Primo maggio 1958. Paolino Savio sotto la guida del capo torrefazione dell'allora grande Co In Ca di Torino completa la prima tostata di caffè Savio. Un giorno festivo, dovuto alla disponibilità dell’illustre insegnante, che dà il via ad una storia aziendale che proprio oggi compie mezze secolo. Indubbiamente uno dei modi migliori per celebrare la festa del lavoro. Del resto lo stesso Marco Savio, figlio del fondatore, ricorda come in tutti questi anni l’azienda con i suoi venti dipendenti non abbia mai fatto ricorso alla cassaintegrazione e, soprattutto, come non si siano mai verificati infortuni sul lavoro.
La produzione di caffè e la commercializzazione dello zucchero lasciano però spazio al vero business aziendale: i liquori. Nel 1965 la Savio, che ha la sua sede a Châtillon, prende in affitto dalla Parrocchia di Valtournenche la parte alta dell'alpeggio di Cime Bianche per poter raccogliere il génépy la cui vendita inizia l'anno successivo. Anche se il business cresce non è però facile la permanenza valdostana. L’azienda ha fame di spazi. «Nel 1990 – ricorda Marco Savio - acquistiamo dei terreni edificabili a Saint-Vincent. A progetti fatti ed approvati la sovrintendenza ai beni culturali blocca i lavori in quanto la zona viene individuata come probabile passaggio della strada delle Gallie. Non potendo più costruire, decidiamo di trasferirci a Parma: posto ideale per la distribuzione dei prodotti. Siamo ad un passo dall’andarcene. Fortunatamente la Regione nel 1995 ci offre a prezzo di mercato il terreno su cui sorge l'attuale sede nell'area ex Montefibre». Del resto sarebbe stato assurdo dire addio ad una realtà imprenditoriale che annualmente fa registrare un fatturato da 20 milioni di euro e che, grazie al riparto fiscale, assicura alla Regione un’entrata considerevole. «Fatturato – precisa il giovane Savio – che contiamo di far crescere del 30%. Puntiamo a quota 30 milioni”. L’azienda in questi ultimi anni è riuscita ad assumere una dimensione importante sul mercato nazionale, ma ha anche fatto registrare alcuni importanti risultati sui mercati esteri. Nel 1998 acquisisce il contratto di distribuzione delle vodke russe Moskovskaya e Stolichnaya (dal 2005 passate alla «Fratelli Rinaldi Importatori» di Bologna).
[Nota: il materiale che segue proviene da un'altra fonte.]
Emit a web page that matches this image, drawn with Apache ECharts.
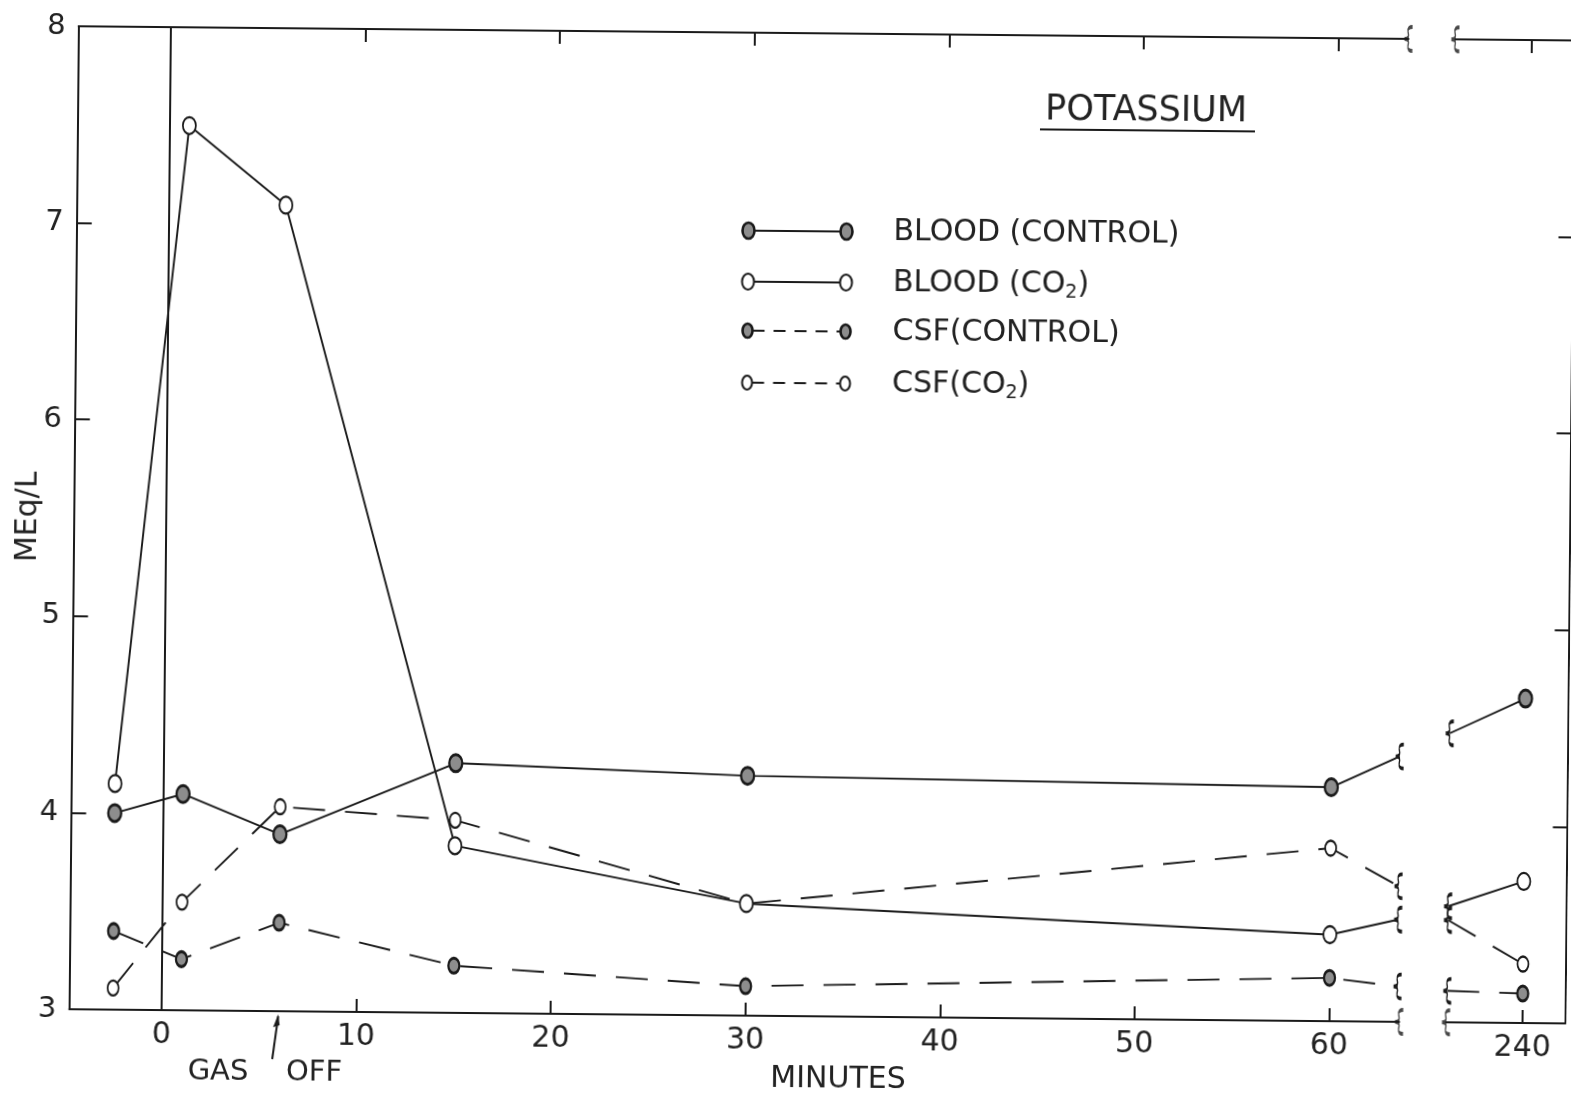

Nel 1999 registra il marchio Malecon, nel 2003 Malteco, due rhum che si stanno facendo strada nel mondo. Sono questi ultimi due prodotti si basano le maggiori proiezioni di crescita.
Oggi il gruppo è composto da quattro aziende: due in Italia (Châtillon e Milano) e due all’estero, una in Lettonia per gestire la commercializzazione nel est europeo e una in Spagna, alle Isole Canarie, di tipo immobiliare.
«In Italia, tra i nostri clienti, possiamo contare i principali gruppi della distribuzione moderna. Proprio questi contatti hanno permesso al nostro génépy di essere presente su tutto il mercato nazionale. Inoltre Abbiamo partners commerciali in tutta Europa, negli Stati Uniti e in America Latina».
I festeggiamenti per il cinquantennale si presentano all’insegna anche di una eccezionale promozione commerciale che durerà fino al 4 maggio. «Presso i nostri tradizionali punti vendita con lo slogan “50 anni, 50 percento di sconto, ovvero promozione compri 2, paghi 1” vogliamo sia fare un "regalo" con uno sconto esagerato ai nostri clienti fedeli, sia offrire, a chi ancora non ci conosce, una occasione irripetibile per provare i nostri prodotti». L’intenzione è però anche quella di proporre una festa-evento, in collaborazione con l’Amministrazione comunale di Châtillon, presso il castello del Baron Gamba. Ma i festeggiamenti non fanno perdere di vista il core-business e nel corso del 2008 la Savio ha annunciato il lancio di due nuovi prodotti, attualmente in fase di sviluppo: da un lato la «Grappa cuor di vitigno» che va a completare la gamma di distillati dell’azienda e dall’altro il «Fior d’acqua alpina». «E’ il prodotto cui teniamo maggiormente. E’ un nuovo génépy – conclude Marco Savio - nella cui realizzazione abbiamo concentrato i risultati di 50 anni di ricerca e impegno, unendoli a tradizione e tecnologia. Abbiamo, infatti, scoperto che, se si riesce a mettere in infusione solo i fiori del genepì entro i primi minuti dopo la raccolta, riusciamo a conservare molti più profumi e sapori. Un’operazione non facile se fatta oltre 2000 metri quota». (Pubblicato sul Corriere della Valle del 1° maggio 2008).